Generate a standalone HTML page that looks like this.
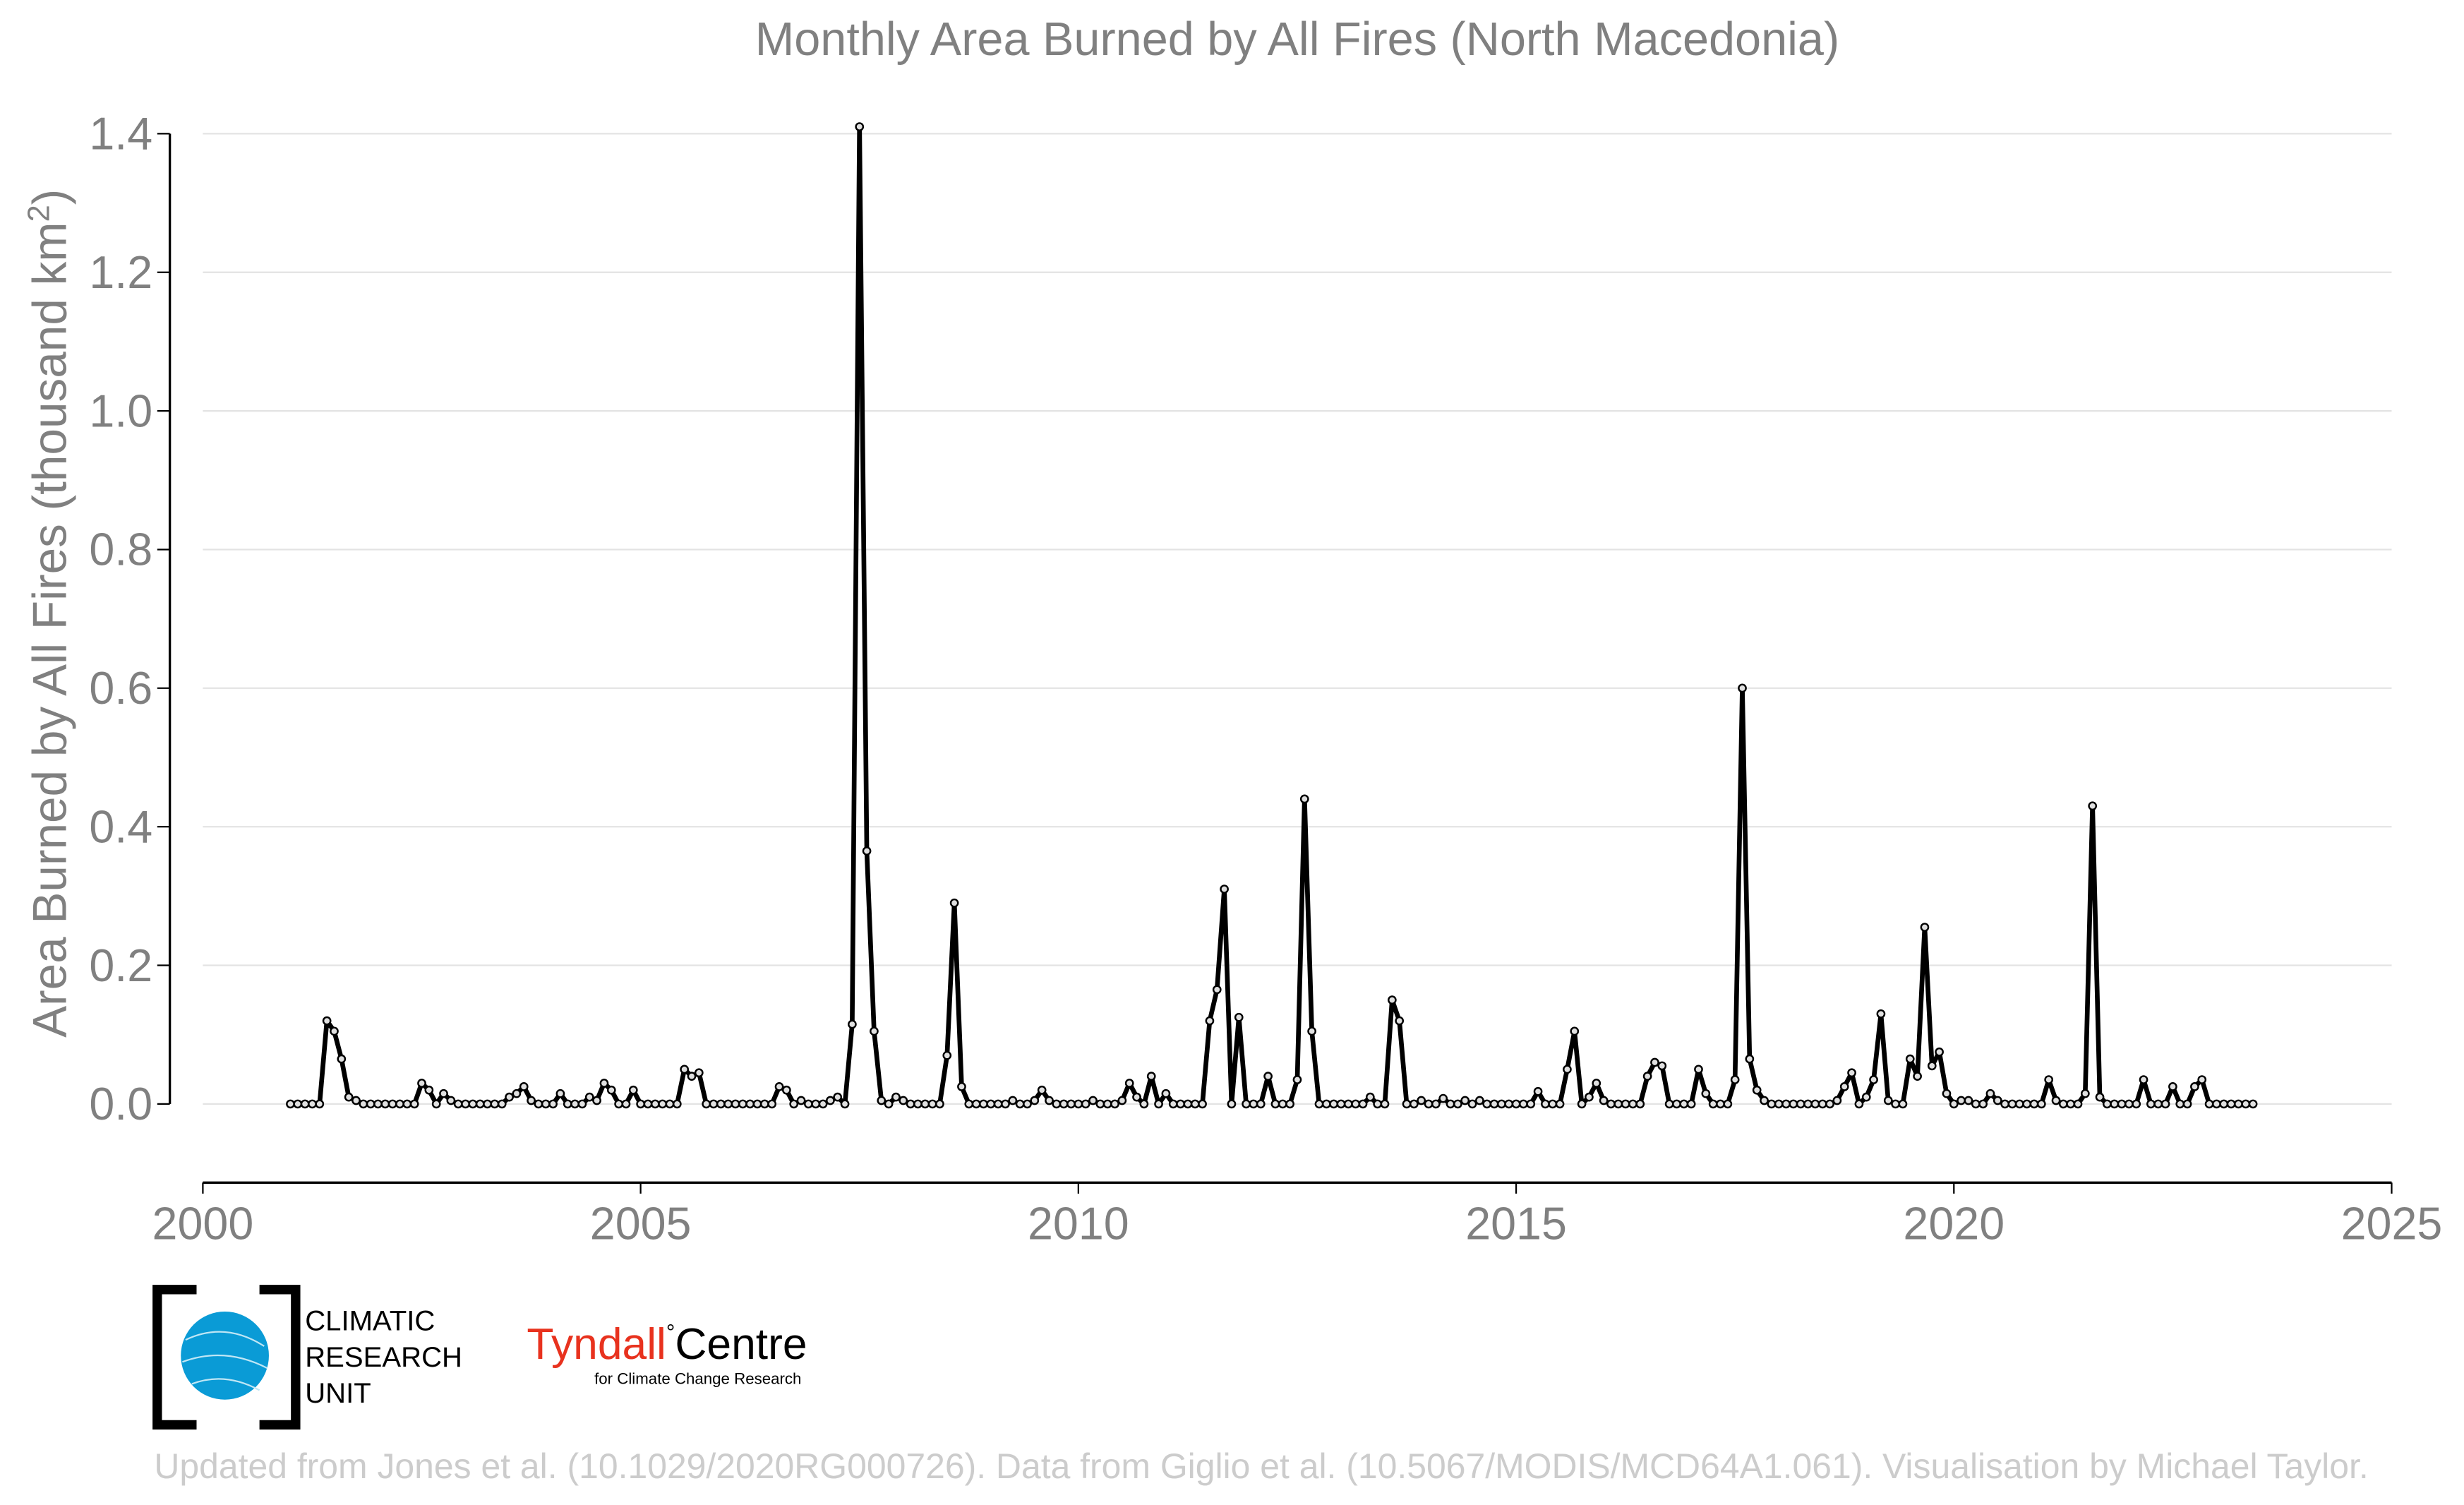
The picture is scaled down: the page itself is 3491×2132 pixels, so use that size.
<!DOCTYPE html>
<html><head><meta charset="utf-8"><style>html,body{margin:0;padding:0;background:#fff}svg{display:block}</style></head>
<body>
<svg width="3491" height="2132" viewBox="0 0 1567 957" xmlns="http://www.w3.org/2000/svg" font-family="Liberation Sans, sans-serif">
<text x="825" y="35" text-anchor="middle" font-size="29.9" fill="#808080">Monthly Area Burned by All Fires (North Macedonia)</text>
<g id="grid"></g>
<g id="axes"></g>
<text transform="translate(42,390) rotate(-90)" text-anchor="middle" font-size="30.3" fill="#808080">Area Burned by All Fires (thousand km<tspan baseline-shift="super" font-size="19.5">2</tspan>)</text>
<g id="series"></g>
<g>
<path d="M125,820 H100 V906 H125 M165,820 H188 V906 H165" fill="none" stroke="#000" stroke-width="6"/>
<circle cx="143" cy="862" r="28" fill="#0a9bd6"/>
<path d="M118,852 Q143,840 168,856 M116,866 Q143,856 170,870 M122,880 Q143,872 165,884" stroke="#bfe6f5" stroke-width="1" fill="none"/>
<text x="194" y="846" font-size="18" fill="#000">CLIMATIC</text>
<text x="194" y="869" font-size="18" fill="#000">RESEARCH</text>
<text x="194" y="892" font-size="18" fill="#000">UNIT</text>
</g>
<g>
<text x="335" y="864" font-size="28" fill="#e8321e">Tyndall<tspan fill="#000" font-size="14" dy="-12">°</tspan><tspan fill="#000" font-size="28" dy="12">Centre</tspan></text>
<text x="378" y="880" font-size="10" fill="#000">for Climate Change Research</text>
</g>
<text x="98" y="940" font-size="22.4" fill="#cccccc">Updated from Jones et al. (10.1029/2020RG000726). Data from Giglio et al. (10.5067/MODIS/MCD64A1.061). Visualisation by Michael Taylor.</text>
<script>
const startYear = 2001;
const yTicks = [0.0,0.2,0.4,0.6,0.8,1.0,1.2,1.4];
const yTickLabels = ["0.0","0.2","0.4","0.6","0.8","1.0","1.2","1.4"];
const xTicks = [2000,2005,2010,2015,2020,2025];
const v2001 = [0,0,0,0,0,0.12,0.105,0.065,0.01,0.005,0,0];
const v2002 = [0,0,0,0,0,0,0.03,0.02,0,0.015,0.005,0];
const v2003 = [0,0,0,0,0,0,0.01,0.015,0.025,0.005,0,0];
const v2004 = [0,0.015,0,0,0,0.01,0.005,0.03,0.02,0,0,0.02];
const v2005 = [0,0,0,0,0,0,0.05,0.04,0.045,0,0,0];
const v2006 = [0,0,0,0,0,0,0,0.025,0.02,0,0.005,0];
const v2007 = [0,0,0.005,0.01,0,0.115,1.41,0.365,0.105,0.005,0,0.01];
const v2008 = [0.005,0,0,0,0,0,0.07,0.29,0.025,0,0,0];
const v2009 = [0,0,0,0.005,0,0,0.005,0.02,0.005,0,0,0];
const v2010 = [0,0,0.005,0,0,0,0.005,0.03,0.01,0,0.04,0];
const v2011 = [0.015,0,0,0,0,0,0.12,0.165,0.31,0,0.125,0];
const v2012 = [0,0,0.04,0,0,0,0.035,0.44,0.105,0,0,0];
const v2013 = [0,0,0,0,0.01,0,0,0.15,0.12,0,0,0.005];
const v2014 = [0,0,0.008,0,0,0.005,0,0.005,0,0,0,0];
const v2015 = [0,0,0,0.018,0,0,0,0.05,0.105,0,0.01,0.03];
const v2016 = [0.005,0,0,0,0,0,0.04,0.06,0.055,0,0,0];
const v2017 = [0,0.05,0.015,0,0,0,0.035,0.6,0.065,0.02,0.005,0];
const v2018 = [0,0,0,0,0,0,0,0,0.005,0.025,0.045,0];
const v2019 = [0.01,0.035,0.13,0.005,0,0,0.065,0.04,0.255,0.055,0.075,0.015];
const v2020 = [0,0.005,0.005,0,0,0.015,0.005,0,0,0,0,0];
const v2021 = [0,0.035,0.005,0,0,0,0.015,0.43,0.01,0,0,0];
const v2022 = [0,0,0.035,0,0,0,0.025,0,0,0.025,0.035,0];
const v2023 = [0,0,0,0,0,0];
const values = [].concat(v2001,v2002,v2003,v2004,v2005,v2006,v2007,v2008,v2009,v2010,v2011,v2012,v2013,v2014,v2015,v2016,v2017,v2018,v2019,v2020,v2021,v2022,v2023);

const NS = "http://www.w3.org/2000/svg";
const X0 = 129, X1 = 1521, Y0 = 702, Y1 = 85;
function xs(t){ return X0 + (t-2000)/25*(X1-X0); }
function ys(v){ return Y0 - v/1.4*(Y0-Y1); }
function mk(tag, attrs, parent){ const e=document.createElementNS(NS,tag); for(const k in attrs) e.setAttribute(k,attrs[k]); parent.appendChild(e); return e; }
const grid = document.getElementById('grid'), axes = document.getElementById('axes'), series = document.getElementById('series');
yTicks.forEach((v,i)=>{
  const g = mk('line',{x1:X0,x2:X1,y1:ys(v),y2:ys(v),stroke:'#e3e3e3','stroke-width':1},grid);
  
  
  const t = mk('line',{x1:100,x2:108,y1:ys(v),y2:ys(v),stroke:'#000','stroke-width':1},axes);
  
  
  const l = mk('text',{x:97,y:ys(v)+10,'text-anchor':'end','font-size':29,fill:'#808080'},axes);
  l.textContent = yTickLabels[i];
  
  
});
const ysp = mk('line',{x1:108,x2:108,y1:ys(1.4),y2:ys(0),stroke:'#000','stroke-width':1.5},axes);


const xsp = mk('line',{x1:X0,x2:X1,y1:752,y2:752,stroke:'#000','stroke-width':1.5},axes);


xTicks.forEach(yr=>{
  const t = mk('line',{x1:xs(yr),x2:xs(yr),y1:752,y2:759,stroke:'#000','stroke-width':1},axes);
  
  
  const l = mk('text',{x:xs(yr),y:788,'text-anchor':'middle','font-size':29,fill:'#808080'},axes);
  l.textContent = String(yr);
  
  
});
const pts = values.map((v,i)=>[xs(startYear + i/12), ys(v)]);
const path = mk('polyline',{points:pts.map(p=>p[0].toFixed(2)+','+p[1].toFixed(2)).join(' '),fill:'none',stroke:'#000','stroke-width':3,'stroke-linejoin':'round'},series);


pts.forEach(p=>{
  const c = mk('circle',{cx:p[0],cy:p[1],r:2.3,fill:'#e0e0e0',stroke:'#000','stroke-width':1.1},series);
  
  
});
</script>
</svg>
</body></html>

==*==

■ Exercise directions:
Read the data above. Pull out each line in which the string "that" appears.

■ The response:
Generate a standalone HTML page that looks like this.
The picture is scaled down: the page itself is 3491×2132 pixels, so use that size.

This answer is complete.